On 2 April 2019, following a meeting with the clubs Safety Advisory Group (SAG), Bolton Wanderers Football Club were issued with a prohibition notice under the Safety of Sports Grounds Act 1975 (the Act). The SAG, which is made up of representatives from the local authority and the emergency services, ultimately determined that because the club could not commit to adhering to the conditions of the safety certificate issued for the University of Bolton Stadium, it had no other option than to issue the certificate holder for the stadium with a prohibition notice.

The Act

Section 1 of the Act dictates that an individual managing a sports ground with a capacity of more than 10,000 spectators requires a safety certificate from the local authority in order to hold sport events at that venue. This figure was reduced to 5,000 spectators under Article 2 of the Safety of Sports Grounds (Accommodation of Spectators) Order 1996/499 for all premier league and football league matches. A sports ground is defined under Section 17 as:

any place where sports or other competitive activities take place in the open air and where accommodation has been provided for spectators, consisting of artificial structures or of natural structures artificially modified for the purpose”

A safety certificate shall contain such terms and conditions as the local authority consider necessary or expedient to secure reasonable safety at the sports ground. The holder of a certificate is required to undertake appropriate risk assessments, produce an operational manual and to comply with the policies, plans and procedures as set out in the operations manual.  

Failure to adhere to the terms and conditions of the safety certificate or the agreed operations manual may lead to the local authority taking action against the holder of the safety certificate. There are a number of different enforcement mechanisms available to a local authority for breach, which includes; the reduction of capacity for the sports ground, a prohibition notice, a formal caution and potential prosecution under the Act.  

Prohibition notice

Section 10 of the Act provides a local authority with the power to issue a prohibition notice on the holder of a general safety certificate for a sports ground where the holder of a safety certificate is unable to comply with one or more of the terms or conditions set by local authority and there is a risk to spectator safety. A prohibition notice can prohibit the admission of spectators to a sports ground or any part of a sports ground which involves or will involve a risk to them so serious that, until the steps have been taken to reduce that risk, spectators admission to the ground be prohibited or restricted.

A local authority should look to work with the holder of a general safety certificate in order to alleviate risks in the first instance, with the decision to issue a prohibition notice being a measure of last resort.

The nature of a prohibition notice is that it seeks to limit risks to spectators which are imminent. As such, a prohibition notice can take effect as soon as it is served or at the end of a period specified within the notice. The latter would allow the holder of the safety certificate to undertake any remedial action within this timeframe to evidence compliance with a safety certificate to satisfy the issuing authority that the prohibition notice is no longer required.

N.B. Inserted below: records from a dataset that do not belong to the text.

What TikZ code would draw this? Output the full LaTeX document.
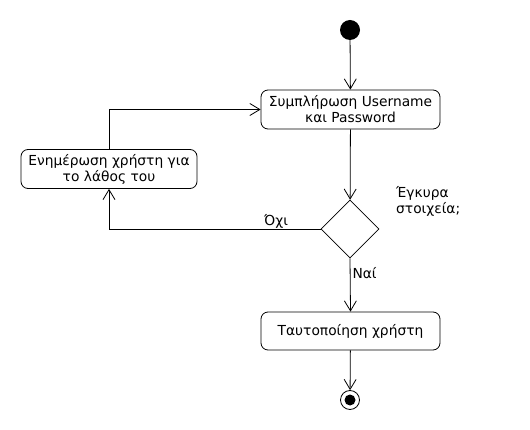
\documentclass[tikz,border=0pt]{standalone}
\usepackage{fontspec}
\setmainfont{DejaVu Sans}
\usetikzlibrary{positioning, arrows.meta, shapes.geometric}
\tikzset{
  act/.style={draw, rounded corners=7pt, line width=0.8pt,
    minimum width=179pt, minimum height=39pt, align=center,
    inner sep=2pt, font=\fontsize{13.8}{16}\selectfont},
  dec/.style={draw, diamond, line width=0.8pt, inner sep=0pt,
    minimum width=58pt, minimum height=58pt},
  lbl/.style={font=\fontsize{13.8}{16}\selectfont, inner sep=1pt},
  a/.style={-{Straight Barb[length=10pt,width=12pt,line width=0.8pt]}, line width=0.8pt}
}
\begin{document}
\begin{tikzpicture}[x=1pt, y=-1pt]
\useasboundingbox (0,0) rectangle (530,430);

% start / end
\node[circle, fill=black, inner sep=0pt, minimum size=20pt] (start) at (350,30) {};
\node[circle, draw, line width=0.8pt, inner sep=0pt, minimum size=19pt] (stop) at (350,400) {};
\node[circle, fill=black, inner sep=0pt, minimum size=11pt] (stopin) at (350,400) {};

% activities
\node[act] (fill) at (350.5,109.5) {Συμπλήρωση Username\\και Password};
\node[act, minimum width=176pt] (warn) at (109,169) {Ενημέρωση χρήστη για\\το λάθος του};
\node[dec] (check) at (350,229) {};
\node[act, minimum height=38pt] (auth) at (350.5,331) {Ταυτοποίηση χρήστη};

\node[lbl, align=left, anchor=north west] (qtxt) at (395,185) {Έγκυρα\\στοιχεία;};

% flow
\draw[a] (start) -- (fill);
\draw[a] (fill) -- (check);
\draw[a] (check.west) -| (warn.south)
  node[pos=0.105, lbl, above=-1pt] {Όχι};
\draw[a] (warn.north) |- (fill.west);
\draw[a] (check.south) -- (auth.north)
  node[pos=0.27, lbl, right=1pt] {Ναί};
\draw[a] (auth) -- (stop);

\end{tikzpicture}
\end{document}
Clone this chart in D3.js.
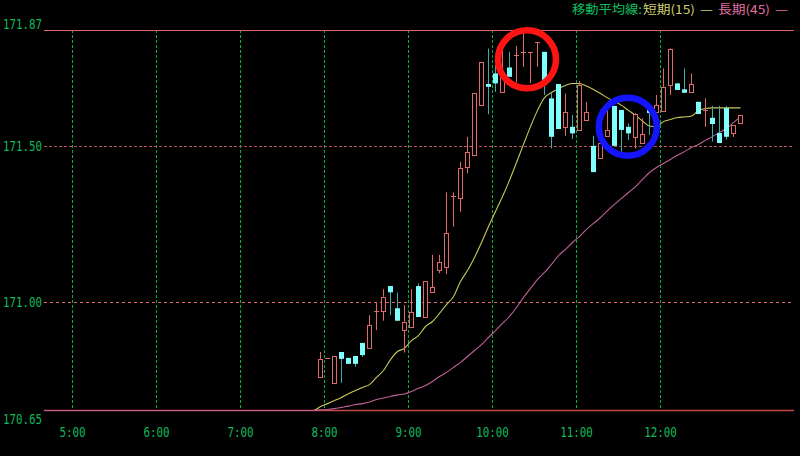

The local authority in this case issued a prohibition notice on to the certificate holder for the University of Bolton Stadium after they were unable to commit to adhering to the obligations of their safety certificate until after their High Court appearance on 3 April 2019 over unpaid debts. As such, to prevent risks to spectators, the prohibition notice was issued immediately, given that there was insufficient time for operational arrangements to be put in place for the games against Ipswich Town (6 April 2019) and Middlesbrough (9 April 2019) to minimise the risks to spectator safety.

Withdrawal of a prohibition notice

A prohibition notice may be withdrawn by a local authority at any time, as specified under the Act. A local authority would need to be provided with sufficient evidence to suggest that the risks previously identified had been addressed by the holder of a general safety certificate.

In this particular matter, if Bolton Wanderers demonstrate that they have taken the necessary steps to alleviate the risks to the spectators, a local authority may determine that a prohibition notice is no longer required. In the current case, the two upcoming fixtures against Ipswich Town and Middlesbrough are still likely to be played behind closed doors based on the time constraints for making operational arrangements for those fixtures. However, it is feasible for those games to go ahead, with spectators present, should the prohibition notice be withdrawn by the local authority.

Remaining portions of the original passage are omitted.